**WORK TO DO**. Make an exact copy of the data below, leaving out every picture.

**GIVEN DATA**.
* begin *

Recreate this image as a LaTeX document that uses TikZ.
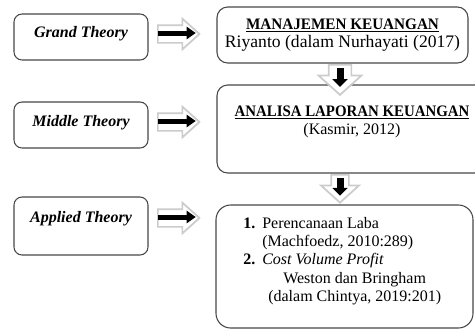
\documentclass[tikz,border=0pt]{standalone}
\usepackage{fontspec}
\usepackage{graphicx}
\setmainfont{Liberation Serif}
\usetikzlibrary{arrows.meta,positioning,shapes.arrows}
\newcommand{\diagfont}{\fontsize{12}{13.8}\selectfont}
\tikzset{
  boxline/.style={draw=black!72, line width=0.8pt, fill=white},
  theorybox/.style={boxline, rounded corners=6pt, minimum width=100.5pt, inner sep=0pt, font=\diagfont\bfseries\itshape},
  refbox/.style={boxline, rounded corners=8pt, inner sep=0pt},
  reftext/.style={inner sep=0pt, font=\diagfont},
  ghostarr/.style={single arrow, draw=gray!40, line width=1.3pt, fill=white, inner xsep=0pt},
  blkarr/.style={-{Triangle[length=6.75pt,width=9pt]}, line width=3.75pt, black},
  blkdown/.style={-{Triangle[length=6pt,width=11.25pt]}, line width=5.25pt, black},
}

\begin{document}
\begin{tikzpicture}[x=0.75pt, y=-0.75pt, font=\diagfont]
  \fill[white] (0,0) rectangle (475,333);
  \useasboundingbox (0,0) rectangle (475,333);

  % left column
  \node[theorybox, text height=17.25pt, text depth=17.25pt, anchor=base] (gt) at (81,37) {Grand Theory};
  \node[theorybox, text height=18pt, text depth=16.5pt, anchor=base] (mt) at (81,126) {Middle Theory};
  \node[theorybox, text height=18.75pt, text depth=24.75pt, anchor=base] (at) at (81,222) {Applied Theory};

  % right column
  \node[refbox, minimum width=188.25pt, minimum height=42pt, align=center, font=\diagfont] (mk) at (342.5,35)
    {\scalebox{0.95}[1]{\underline{\textbf{MANAJEMEN KEUANGAN}}}\\{\fontsize{13.2}{13.8}\selectfont Riyanto (dalam Nurhayati (2017)}};
  \node[refbox, minimum width=208.5pt, minimum height=66pt] (al) at (356,129) {};
  \node[reftext, anchor=base] (alt) at (352,116)
    {\begin{tabular}[t]{@{}c@{}}\scalebox{0.93}[1]{\underline{\textbf{ANALISA LAPORAN KEUANGAN}}}\\(Kasmir, 2012)\end{tabular}};
  \node[refbox, rounded corners=11pt, minimum width=192.75pt, minimum height=92.25pt] (pl) at (344.5,266.5) {};
  \node[reftext, anchor=base west] (plt) at (243,228)
    {\begin{tabular}[t]{@{}l@{\hspace{5.25pt}}l@{}}
      \textbf{1.} & Perencanaan Laba\\
       & (Machfoedz, 2010:289)\\
      \textbf{2.} & \textit{Cost Volume Profit}\\
       & \hspace*{15.75pt}Weston dan Bringham\\
       & \hspace*{4.5pt}(dalam Chintya, 2019:201)
    \end{tabular}};

  % ghost arrows
  \node[ghostarr, inner ysep=6pt, single arrow head extend=4.875pt, single arrow tip angle=84, anchor=tail] (g1) at (157,34) {\hspace*{22.5pt}};
  \node[ghostarr, inner ysep=6pt, single arrow head extend=4.875pt, single arrow tip angle=84, anchor=tail] (g2) at (157,122) {\hspace*{22.5pt}};
  \node[ghostarr, inner ysep=6pt, single arrow head extend=4.875pt, single arrow tip angle=84, anchor=tail] (g3) at (157,218) {\hspace*{22.5pt}};
  \node[ghostarr, inner ysep=6.75pt, single arrow head extend=7.5pt, single arrow tip angle=96, shape border rotate=270, anchor=tail] (g4) at (340,64) {\hspace*{15.75pt}};
  \node[ghostarr, inner ysep=6.75pt, single arrow head extend=7.5pt, single arrow tip angle=96, shape border rotate=270, anchor=tail] (g5) at (340,174) {\hspace*{12pt}};

  % black arrows
  \foreach \g in {g1,g2,g3}
    \draw[blkarr] ([shift={(1,-1)}]\g.tail) -- ([shift={(-5,-1)}]\g.tip);
  \draw[blkdown] ([shift={(0,4)}]g4.tail) -- ([shift={(0,-9)}]g4.tip);
  \draw[blkdown] ([shift={(0,4)}]g5.tail) -- ([shift={(0,-8)}]g5.tip);
\end{tikzpicture}
\end{document}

* end *

**REPLY TO THE EXERCISE**.
Recreate this image as a LaTeX document that uses TikZ.
\documentclass[tikz,border=0pt]{standalone}
\usepackage{fontspec}
\usepackage{graphicx}
\setmainfont{Liberation Serif}
\usetikzlibrary{arrows.meta,positioning,shapes.arrows}
\newcommand{\diagfont}{\fontsize{12}{13.8}\selectfont}
\tikzset{
  boxline/.style={draw=black!72, line width=0.8pt, fill=white},
  theorybox/.style={boxline, rounded corners=6pt, minimum width=100.5pt, inner sep=0pt, font=\diagfont\bfseries\itshape},
  refbox/.style={boxline, rounded corners=8pt, inner sep=0pt},
  reftext/.style={inner sep=0pt, font=\diagfont},
  ghostarr/.style={single arrow, draw=gray!40, line width=1.3pt, fill=white, inner xsep=0pt},
  blkarr/.style={-{Triangle[length=6.75pt,width=9pt]}, line width=3.75pt, black},
  blkdown/.style={-{Triangle[length=6pt,width=11.25pt]}, line width=5.25pt, black},
}

\begin{document}
\begin{tikzpicture}[x=0.75pt, y=-0.75pt, font=\diagfont]
  \fill[white] (0,0) rectangle (475,333);
  \useasboundingbox (0,0) rectangle (475,333);

  % left column
  \node[theorybox, text height=17.25pt, text depth=17.25pt, anchor=base] (gt) at (81,37) {Grand Theory};
  \node[theorybox, text height=18pt, text depth=16.5pt, anchor=base] (mt) at (81,126) {Middle Theory};
  \node[theorybox, text height=18.75pt, text depth=24.75pt, anchor=base] (at) at (81,222) {Applied Theory};

  % right column
  \node[refbox, minimum width=188.25pt, minimum height=42pt, align=center, font=\diagfont] (mk) at (342.5,35)
    {\scalebox{0.95}[1]{\underline{\textbf{MANAJEMEN KEUANGAN}}}\\{\fontsize{13.2}{13.8}\selectfont Riyanto (dalam Nurhayati (2017)}};
  \node[refbox, minimum width=208.5pt, minimum height=66pt] (al) at (356,129) {};
  \node[reftext, anchor=base] (alt) at (352,116)
    {\begin{tabular}[t]{@{}c@{}}\scalebox{0.93}[1]{\underline{\textbf{ANALISA LAPORAN KEUANGAN}}}\\(Kasmir, 2012)\end{tabular}};
  \node[refbox, rounded corners=11pt, minimum width=192.75pt, minimum height=92.25pt] (pl) at (344.5,266.5) {};
  \node[reftext, anchor=base west] (plt) at (243,228)
    {\begin{tabular}[t]{@{}l@{\hspace{5.25pt}}l@{}}
      \textbf{1.} & Perencanaan Laba\\
       & (Machfoedz, 2010:289)\\
      \textbf{2.} & \textit{Cost Volume Profit}\\
       & \hspace*{15.75pt}Weston dan Bringham\\
       & \hspace*{4.5pt}(dalam Chintya, 2019:201)
    \end{tabular}};

  % ghost arrows
  \node[ghostarr, inner ysep=6pt, single arrow head extend=4.875pt, single arrow tip angle=84, anchor=tail] (g1) at (157,34) {\hspace*{22.5pt}};
  \node[ghostarr, inner ysep=6pt, single arrow head extend=4.875pt, single arrow tip angle=84, anchor=tail] (g2) at (157,122) {\hspace*{22.5pt}};
  \node[ghostarr, inner ysep=6pt, single arrow head extend=4.875pt, single arrow tip angle=84, anchor=tail] (g3) at (157,218) {\hspace*{22.5pt}};
  \node[ghostarr, inner ysep=6.75pt, single arrow head extend=7.5pt, single arrow tip angle=96, shape border rotate=270, anchor=tail] (g4) at (340,64) {\hspace*{15.75pt}};
  \node[ghostarr, inner ysep=6.75pt, single arrow head extend=7.5pt, single arrow tip angle=96, shape border rotate=270, anchor=tail] (g5) at (340,174) {\hspace*{12pt}};

  % black arrows
  \foreach \g in {g1,g2,g3}
    \draw[blkarr] ([shift={(1,-1)}]\g.tail) -- ([shift={(-5,-1)}]\g.tip);
  \draw[blkdown] ([shift={(0,4)}]g4.tail) -- ([shift={(0,-9)}]g4.tip);
  \draw[blkdown] ([shift={(0,4)}]g5.tail) -- ([shift={(0,-8)}]g5.tip);
\end{tikzpicture}
\end{document}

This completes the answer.